Baseline Assessments, Focus on Women, Food Security Analysis, Gender
11 April 2013
11 April 2013
Despite Indonesia’s economic growth and democratic system, gender equality remains a challenging issue. In many parts of the archipelago, women and children are marginalized in their own households. Marginalization is especially detrimental when it comes to food access and has a direct impact on undernutrition rates.
The eastern province of Nusa Tenggara Timur has among the highest rates of undernutrition in Indonesia, with more than a third of children under five years old considered underweight. In addition, up to 58.4 percent of children are stunted.1 Undernutrition and malnutrition primarily affect children and women.
This Gender Rapid Assessment (GRA) aims to understand the underlying causes of gender marginalization in NTT and how they can be addressed. It represents the first step in developing WFP’s strategy on gender mainstreaming and provides valuable information for the development of the NTT Province Food and Nutrition Action Plan (FNAP), also known as RAD-PG (Rencana Aksi Daerah-Pangan dan Gizi). Improved gender awareness will facilitate the improvement of food and overall nutrition security in NTT.
The report finds that gender inequalities are embedded in the social values and daily life practices of the people of NTT. They mainly derive from misinterpretation of cultural traditions related to dowry and clan inheritance that contribute to women’s subordination to men and the resulting weak decision-making roles women have with regard to food and nutrition issues. As a result, women are especially vulnerable to food insecurity and undernutrition. Even though poverty stands as the major factor causing undernutrition, gender inequality worsens the situation for children and women, especially pregnant and lactating mothers. NTT women play a critical role in achieving food and nutrition security. Empowering women to make free and informed choices for their family is critical in improving food and nutrition security. By considering women as food holders, women empowerment programmes are tailored to support women in decision- making processes that affect the nutritional wellbeing of the family.

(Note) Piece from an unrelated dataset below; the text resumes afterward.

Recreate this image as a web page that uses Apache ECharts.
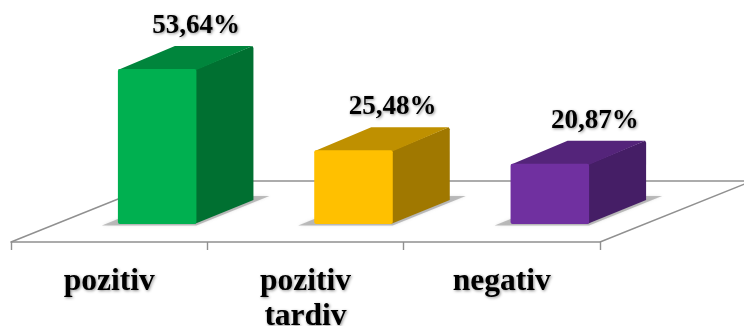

While the Government has initiated interventions addressing gender dimensions related to food security and nutrition, these interventions mainly address the consequences of gender inequality rather than its causes. The absence of gender analyses during programme assessment has resulted in gender gaps and the lack of a comprehensive action plan to adequately confront gender challenges.
WFP, in support of the NTT Government, has itself begun to institutionalize gender mainstreaming within its organization and is working to improve its work team’s perspectives on gender and translate them into action. Fostering gender mainstreaming within WFP and in food and nutrition programmes requires time, energy, creativity and strong engagement from WFP and other development partners. WFP team must, therefore, closely monitor gender mainstreaming implementation both within the organization as well as in key partners in order to ensure its success.